Questions à l’intention des législateurs
Les législateurs doivent-ils envisager la possibilité de ne pas combler certains vides juridiques lors de l’élaboration d’un nouveau régime de protection des expressions culturelles traditionnelles? Cette solution serait-elle dans l’intérêt des communautés cherchant à préserver des expressions culturelles traditionnelles? Enfin, leur est-il possible de tirer des enseignements des valeurs exprimées dans la législation sur le droit d’auteur?
Prenons par exemple les notions de durée de protection limitée et de domaine public. Ces concepts se résument-ils à un héritage intellectuel malvenu ou ont-ils une résonnance universelle? Si la question est délicate, certains arguments plaident en faveur de l’extinction progressive de la durée de protection des savoirs sur le plan juridique et de leur passage dans le domaine public. Le premier d’entre eux est que, à l’image du droit moral rattaché à l’œuvre protégée dans plusieurs pays, le droit de paternité rattaché à des expressions culturelles traditionnelles pourrait être rendu perpétuel. Cette question mérite un examen plus approfondi, en toute lucidité. De même, serait-il envisageable que les expressions culturelles traditionnelles répondent aux critères requis pour faire l’objet de dérogations positives, à l’image de celles prévues pour une utilisation à certaines fins précises dans tous les systèmes de propriété intellectuelle existants?

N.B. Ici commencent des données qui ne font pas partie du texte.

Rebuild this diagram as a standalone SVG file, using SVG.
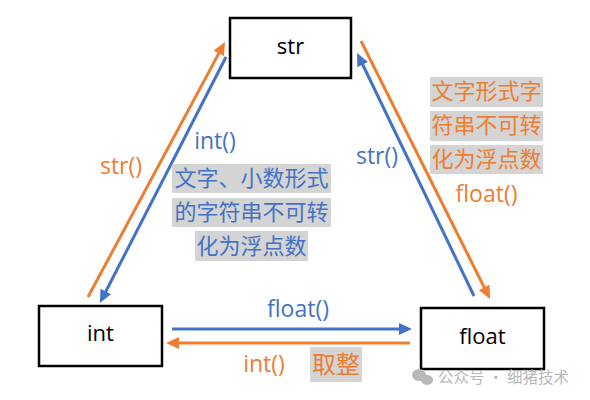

Autre point fondamental méritant une attention particulière : les grandes prises de position sur la façon dont la propriété intellectuelle doit être mise au service de la diffusion du savoir entre les peuples. S’agit-il juste d’un alibi pour dissimuler des injustices ou peut-on réellement y croire en dépit d’une mise en œuvre souvent intéressée? Si ces intentions sont sincères, serait-il possible d’envisager un modèle de protection reposant sur la notion de compensation plutôt que sur celle d’exclusivité?
Voilà quelques-unes des questions incontournables que les législateurs devront se poser au moment de décider de la pertinence du caractère lacunaire ou poreux de tout système de protection des expressions culturelles traditionnelles.